[PROBLEM]
Copy out the material below in full, but not its images.

** Start **

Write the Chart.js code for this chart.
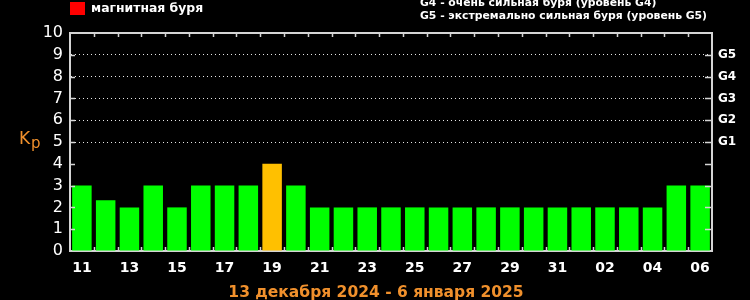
<!DOCTYPE html>
<html>
<head>
<meta charset="utf-8">
<script src="https://cdn.jsdelivr.net/npm/chart.js@4/dist/chart.umd.min.js"></script>
<style>
html,body{margin:0;padding:0;background:#000;}
canvas{display:block;}
</style>
</head>
<body>
<canvas id="c" width="750" height="300"></canvas>
<script>
const days = ['11','12','13','14','15','16','17','18','19','20','21','22','23','24','25','26','27','28','29','30','31','01','02','03','04','05','06'];
const kpValues = [3,2.33,2,3,2,3,3,3,4,3,2,2,2,2,2,2,2,2,2,2,2,2,2,2,2,3,3];
const yTickLabels = ['0','1','2','3','4','5','6','7','8','9','10'];
const gLevels = {5:'G1',6:'G2',7:'G3',8:'G4',9:'G5'};
const periodTitle = '13 декабря 2024 - 6 января 2025';
const legendStorm = 'магнитная буря';
const legendG4 = 'G4 - очень сильная буря (уровень G4)';
const legendG5 = 'G5 - экстремально сильная буря (уровень G5)';

const GREEN = '#00ff00', ORANGE = '#ffc000', RED = '#ff0000';
const AXIS = '#d4d4d4';
const TXT_ORANGE = '#f0902c';

function barColor(v){ return v >= 5 ? RED : (v >= 4 ? ORANGE : GREEN); }

const decor = {
  id: 'decor',
  afterDraw(chart){
    const {ctx, chartArea:a, scales:{x, y}} = chart;
    ctx.save();
    ctx.strokeStyle = AXIS;
    ctx.lineWidth = 2;
    // top frame line
    ctx.beginPath(); ctx.moveTo(a.left-1, a.top); ctx.lineTo(a.right+1, a.top); ctx.stroke();
    ctx.lineWidth = 1.5;
    // inner ticks on y
    for (let v = 1; v <= 9; v++){
      const py = Math.round(y.getPixelForValue(v)) + 0.5;
      ctx.beginPath(); ctx.moveTo(a.left, py); ctx.lineTo(a.left+5, py); ctx.stroke();
      ctx.beginPath(); ctx.moveTo(a.right-7, py); ctx.lineTo(a.right, py); ctx.stroke();
    }
    // inner ticks on x (category boundaries)
    for (let i = 1; i < days.length; i++){
      const px = Math.round((x.getPixelForValue(i-1) + x.getPixelForValue(i))/2) + 0.5;
      ctx.beginPath(); ctx.moveTo(px, a.top); ctx.lineTo(px, a.top+4); ctx.stroke();
      ctx.beginPath(); ctx.moveTo(px, a.bottom); ctx.lineTo(px, a.bottom-4); ctx.stroke();
    }
    // Kp label
    ctx.fillStyle = TXT_ORANGE;
    ctx.textBaseline = 'middle';
    ctx.textAlign = 'left';
    ctx.font = '17px "DejaVu Sans"';
    ctx.fillText('K', 19, 140);
    ctx.font = '15px "DejaVu Sans"';
    ctx.fillText('p', 31, 144);
    // bottom title
    ctx.font = 'bold 15.5px "DejaVu Sans"';
    ctx.textAlign = 'center';
    ctx.fillText(periodTitle, 376, 293);
    // legend
    ctx.fillStyle = RED;
    ctx.fillRect(70, 2, 15, 13);
    ctx.fillStyle = '#ffffff';
    ctx.textAlign = 'left';
    ctx.font = 'bold 12.4px "DejaVu Sans"';
    ctx.fillText(legendStorm, 91, 9);
    ctx.font = 'bold 10.8px "DejaVu Sans"';
    ctx.fillText(legendG4, 420, 3);
    ctx.fillText(legendG5, 420, 16);
    ctx.restore();
  }
};

new Chart(document.getElementById('c'), {
  type: 'bar',
  data: {
    labels: days,
    datasets: [{
      data: kpValues,
      backgroundColor: kpValues.map(barColor),
      borderWidth: 0,
      barPercentage: 0.82,
      categoryPercentage: 1
    }]
  },
  options: {
    responsive: false,
    devicePixelRatio: 1,
    animation: false,
    layout: { padding: { top: 33, left: 0, right: 0, bottom: 0 } },
    plugins: { legend: { display: false }, tooltip: { enabled: false }, title: { display: false } },
    scales: {
      x: {
        type: 'category',
        position: 'bottom',
        grid: { display: false, drawTicks: false },
        border: { display: true, color: AXIS, width: 2 },
        ticks: {
          autoSkip: false, maxRotation: 0, color: '#ffffff', padding: 9,
          font: { family: 'DejaVu Sans', size: 14, weight: 'bold' },
          callback: (val, i) => (i % 2 === 0 ? days[i] : '')
        },
        afterFit: s => { s.height = 49; }
      },
      y: {
        type: 'linear', position: 'left', min: 0, max: 10,
        grid: {
          drawTicks: false, lineWidth: 1,
          color: c => (c.tick && c.tick.value >= 5 && c.tick.value <= 9) ? '#e8e8e8' : 'rgba(0,0,0,0)'
        },
        border: { display: true, color: AXIS, width: 2, dash: [1, 3] },
        ticks: {
          stepSize: 1, autoSkip: false, color: '#ffffff', padding: 7,
          font: { family: 'DejaVu Sans', size: 16 },
          callback: v => yTickLabels[v]
        },
        afterFit: s => { s.width = 70; }
      },
      y2: {
        type: 'linear', position: 'right', min: 0, max: 10,
        grid: { display: false, drawTicks: false },
        border: { display: true, color: AXIS, width: 2 },
        ticks: {
          stepSize: 1, autoSkip: false, color: '#ffffff', padding: 6,
          font: { family: 'DejaVu Sans', size: 12, weight: 'bold' },
          callback: v => gLevels[v] || ''
        },
        afterFit: s => { s.width = 38; }
      }
    }
  },
  plugins: [decor]
});
</script>
</body>
</html>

** End **

[REPLY]
Write the Chart.js code for this chart.
<!DOCTYPE html>
<html>
<head>
<meta charset="utf-8">
<script src="https://cdn.jsdelivr.net/npm/chart.js@4/dist/chart.umd.min.js"></script>
<style>
html,body{margin:0;padding:0;background:#000;}
canvas{display:block;}
</style>
</head>
<body>
<canvas id="c" width="750" height="300"></canvas>
<script>
const days = ['11','12','13','14','15','16','17','18','19','20','21','22','23','24','25','26','27','28','29','30','31','01','02','03','04','05','06'];
const kpValues = [3,2.33,2,3,2,3,3,3,4,3,2,2,2,2,2,2,2,2,2,2,2,2,2,2,2,3,3];
const yTickLabels = ['0','1','2','3','4','5','6','7','8','9','10'];
const gLevels = {5:'G1',6:'G2',7:'G3',8:'G4',9:'G5'};
const periodTitle = '13 декабря 2024 - 6 января 2025';
const legendStorm = 'магнитная буря';
const legendG4 = 'G4 - очень сильная буря (уровень G4)';
const legendG5 = 'G5 - экстремально сильная буря (уровень G5)';

const GREEN = '#00ff00', ORANGE = '#ffc000', RED = '#ff0000';
const AXIS = '#d4d4d4';
const TXT_ORANGE = '#f0902c';

function barColor(v){ return v >= 5 ? RED : (v >= 4 ? ORANGE : GREEN); }

const decor = {
  id: 'decor',
  afterDraw(chart){
    const {ctx, chartArea:a, scales:{x, y}} = chart;
    ctx.save();
    ctx.strokeStyle = AXIS;
    ctx.lineWidth = 2;
    // top frame line
    ctx.beginPath(); ctx.moveTo(a.left-1, a.top); ctx.lineTo(a.right+1, a.top); ctx.stroke();
    ctx.lineWidth = 1.5;
    // inner ticks on y
    for (let v = 1; v <= 9; v++){
      const py = Math.round(y.getPixelForValue(v)) + 0.5;
      ctx.beginPath(); ctx.moveTo(a.left, py); ctx.lineTo(a.left+5, py); ctx.stroke();
      ctx.beginPath(); ctx.moveTo(a.right-7, py); ctx.lineTo(a.right, py); ctx.stroke();
    }
    // inner ticks on x (category boundaries)
    for (let i = 1; i < days.length; i++){
      const px = Math.round((x.getPixelForValue(i-1) + x.getPixelForValue(i))/2) + 0.5;
      ctx.beginPath(); ctx.moveTo(px, a.top); ctx.lineTo(px, a.top+4); ctx.stroke();
      ctx.beginPath(); ctx.moveTo(px, a.bottom); ctx.lineTo(px, a.bottom-4); ctx.stroke();
    }
    // Kp label
    ctx.fillStyle = TXT_ORANGE;
    ctx.textBaseline = 'middle';
    ctx.textAlign = 'left';
    ctx.font = '17px "DejaVu Sans"';
    ctx.fillText('K', 19, 140);
    ctx.font = '15px "DejaVu Sans"';
    ctx.fillText('p', 31, 144);
    // bottom title
    ctx.font = 'bold 15.5px "DejaVu Sans"';
    ctx.textAlign = 'center';
    ctx.fillText(periodTitle, 376, 293);
    // legend
    ctx.fillStyle = RED;
    ctx.fillRect(70, 2, 15, 13);
    ctx.fillStyle = '#ffffff';
    ctx.textAlign = 'left';
    ctx.font = 'bold 12.4px "DejaVu Sans"';
    ctx.fillText(legendStorm, 91, 9);
    ctx.font = 'bold 10.8px "DejaVu Sans"';
    ctx.fillText(legendG4, 420, 3);
    ctx.fillText(legendG5, 420, 16);
    ctx.restore();
  }
};

new Chart(document.getElementById('c'), {
  type: 'bar',
  data: {
    labels: days,
    datasets: [{
      data: kpValues,
      backgroundColor: kpValues.map(barColor),
      borderWidth: 0,
      barPercentage: 0.82,
      categoryPercentage: 1
    }]
  },
  options: {
    responsive: false,
    devicePixelRatio: 1,
    animation: false,
    layout: { padding: { top: 33, left: 0, right: 0, bottom: 0 } },
    plugins: { legend: { display: false }, tooltip: { enabled: false }, title: { display: false } },
    scales: {
      x: {
        type: 'category',
        position: 'bottom',
        grid: { display: false, drawTicks: false },
        border: { display: true, color: AXIS, width: 2 },
        ticks: {
          autoSkip: false, maxRotation: 0, color: '#ffffff', padding: 9,
          font: { family: 'DejaVu Sans', size: 14, weight: 'bold' },
          callback: (val, i) => (i % 2 === 0 ? days[i] : '')
        },
        afterFit: s => { s.height = 49; }
      },
      y: {
        type: 'linear', position: 'left', min: 0, max: 10,
        grid: {
          drawTicks: false, lineWidth: 1,
          color: c => (c.tick && c.tick.value >= 5 && c.tick.value <= 9) ? '#e8e8e8' : 'rgba(0,0,0,0)'
        },
        border: { display: true, color: AXIS, width: 2, dash: [1, 3] },
        ticks: {
          stepSize: 1, autoSkip: false, color: '#ffffff', padding: 7,
          font: { family: 'DejaVu Sans', size: 16 },
          callback: v => yTickLabels[v]
        },
        afterFit: s => { s.width = 70; }
      },
      y2: {
        type: 'linear', position: 'right', min: 0, max: 10,
        grid: { display: false, drawTicks: false },
        border: { display: true, color: AXIS, width: 2 },
        ticks: {
          stepSize: 1, autoSkip: false, color: '#ffffff', padding: 6,
          font: { family: 'DejaVu Sans', size: 12, weight: 'bold' },
          callback: v => gLevels[v] || ''
        },
        afterFit: s => { s.width = 38; }
      }
    }
  },
  plugins: [decor]
});
</script>
</body>
</html>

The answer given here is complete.